Many of those civilian deaths are from sectarian violence stirred up by Abu Musab al-Zarqawi, the top al Qaeda figure in Iraq. In an "astonishing blunder" revealed by the leaks, a lone British helicopter surveilling a car believed to be carrying Zarqawi in March 2005 had to return to base to refuel, says The Guardian. The British troops that rushed in to capture Zarqawi half an hour later came up empty. In the 15 months between that "near-miss" and the U.S. killing of Zarqawi in June 2006, the close Osama Bin Laden associate was able to establish al Qaeda in Iraq throughout the country, and, according to the U.S., mastermind the deadly bombing of the golden-domed al-Askari mosque in Samarra, which sparked a yearlong wave of sectarian revenge killings.

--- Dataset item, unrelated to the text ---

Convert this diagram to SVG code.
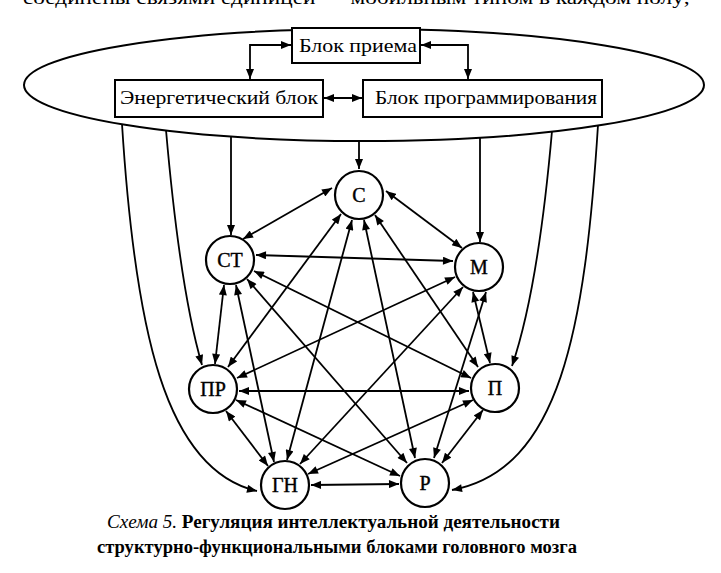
<svg xmlns="http://www.w3.org/2000/svg" width="721" height="573" viewBox="0 0 721 573">
<style>
.ln{fill:none;stroke:#000;stroke-width:1.8}
.bi{marker-start:url(#ah);marker-end:url(#ah)}
.one{marker-end:url(#ah)}
.nd{fill:#fff;stroke:#000;stroke-width:2.2}
.lb{font-family:"Liberation Serif","Times New Roman",serif;font-size:20px;text-anchor:middle;fill:#000;stroke:#000;stroke-width:0.4}
.bx{fill:#fff;stroke:#000;stroke-width:2}
.bt{font-family:"Liberation Serif","Times New Roman",serif;font-size:19px;fill:#000}
.cap{font-family:"Liberation Serif","Times New Roman",serif;font-size:18px;fill:#000}
</style>
<defs>
<marker id="ah" viewBox="0 0 10 8" refX="10" refY="4" markerWidth="11" markerHeight="8" markerUnits="userSpaceOnUse" orient="auto-start-reverse">
<path d="M0,0 L10,4 L0,8 z" fill="#000"/>
</marker>
</defs>
<rect width="721" height="573" fill="#fff"/>
<text class="bt" x="23" y="4" textLength="667" lengthAdjust="spacingAndGlyphs">соединены связями единицей — мобильным типом в каждом полу;</text>

<g id="brain-ellipse">
<ellipse cx="364" cy="85" rx="340" ry="56" fill="none" stroke="#000" stroke-width="2"/>
</g>

<g id="block-priema">
<rect class="bx" x="292" y="28" width="128" height="35"/>
<text class="bt" x="299" y="52" textLength="118" lengthAdjust="spacingAndGlyphs">Блок приема</text>
</g>
<g id="block-energy">
<rect class="bx" x="115" y="80" width="208" height="37"/>
<text class="bt" x="120" y="104" textLength="198" lengthAdjust="spacingAndGlyphs">Энергетический блок</text>
</g>
<g id="block-program">
<rect class="bx" x="363" y="80" width="239" height="37"/>
<text class="bt" x="375" y="104" textLength="222" lengthAdjust="spacingAndGlyphs">Блок программирования</text>
</g>

<g id="connectors">
<path class="ln bi" d="M291,45 H250 V79"/>
<path class="ln bi" d="M421,45 H468 V79"/>
<path class="ln bi" d="M324,98 H362"/>

<path class="ln one" d="M122,124 C135,330 165,470 257,491"/>
<path class="ln one" d="M166,130 Q180,290 202,365"/>
<path class="ln one" d="M231,136 V235"/>
<path class="ln one" d="M359,141 V169"/>
<path class="ln one" d="M480,137 V242"/>
<path class="ln one" d="M552,131 Q538,290 512,366"/>
<path class="ln one" d="M598,125 C585,330 560,470 452,490"/>

<path class="ln bi" d="M332,188 L243,239"/>
<path class="ln bi" d="M386,191 L462,248"/>
<path class="ln bi" d="M341,214 L228,367"/>
<path class="ln bi" d="M352,220 L287,460"/>
<path class="ln bi" d="M364,220 L415,458"/>
<path class="ln bi" d="M375,215 L478,367"/>
<path class="ln bi" d="M256,255 L453,261"/>
<path class="ln bi" d="M254,271 L471,378"/>
<path class="ln bi" d="M247,279 L407,463"/>
<path class="ln bi" d="M224,285 L215,364"/>
<path class="ln bi" d="M236,285 L274,462"/>
<path class="ln bi" d="M455,277 L237,378"/>
<path class="ln bi" d="M463,287 L300,464"/>
<path class="ln bi" d="M473,292 L490,363"/>
<path class="ln bi" d="M486,292 L434,458"/>
<path class="ln bi" d="M239,391 L469,391"/>
<path class="ln bi" d="M236,400 L400,476"/>
<path class="ln bi" d="M226,411 L268,466"/>
<path class="ln bi" d="M473,400 L308,474"/>
<path class="ln bi" d="M483,410 L442,463"/>
<path class="ln bi" d="M311,485 L399,484"/>
</g>

<g id="node-S"><circle class="nd" cx="359" cy="195" r="24"/><text class="lb" x="359" y="202">С</text></g>
<g id="node-ST"><circle class="nd" cx="230" cy="260" r="24"/><text class="lb" x="230" y="267">СТ</text></g>
<g id="node-M"><circle class="nd" cx="479" cy="267" r="24"/><text class="lb" x="479" y="274">М</text></g>
<g id="node-PR"><circle class="nd" cx="213" cy="389" r="24"/><text class="lb" x="213" y="396">ПР</text></g>
<g id="node-P"><circle class="nd" cx="495" cy="388" r="24"/><text class="lb" x="495" y="395">П</text></g>
<g id="node-GN"><circle class="nd" cx="285" cy="485" r="24"/><text class="lb" x="285" y="492">ГН</text></g>
<g id="node-R"><circle class="nd" cx="425" cy="483" r="24"/><text class="lb" x="425" y="490">Р</text></g>

<g id="caption">
<text class="cap" x="107" y="528" textLength="453" lengthAdjust="spacingAndGlyphs"><tspan font-style="italic">Схема 5.</tspan><tspan font-weight="bold"> Регуляция интеллектуальной деятельности</tspan></text>
<text class="cap" x="97" y="553" font-weight="bold" textLength="480" lengthAdjust="spacingAndGlyphs">структурно-функциональными блоками головного мозга</text>
</g>
</svg>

Iran's fingerprints are everywhere in Iraq
Given WikiLeaks' strident anti-war leanings, say Wired's Shachtman and Spencer Ackerman, "it's more than a little ironic" that the Iraq war logs probably "just bolstered one of the Bush administration's most controversial claims about the Iraq war: That Iran supplied many of the Iraq insurgency's deadliest weapons and worked hand-in-glove with some of its most lethal militias." In fact, "perhaps the most startling document" from the massive dump, says Fred Kaplan in Slate, details a September 2007 cross-border firefight between U.S. and Iranian troops: A U.S. patrol killed an Iranian soldier aiming a rocket-propelled grenade launcher at them, then fled under fire. Luckily, "nothing grew out of this skirmish," Kaplan adds, but it shows how much Iran has been part of the war.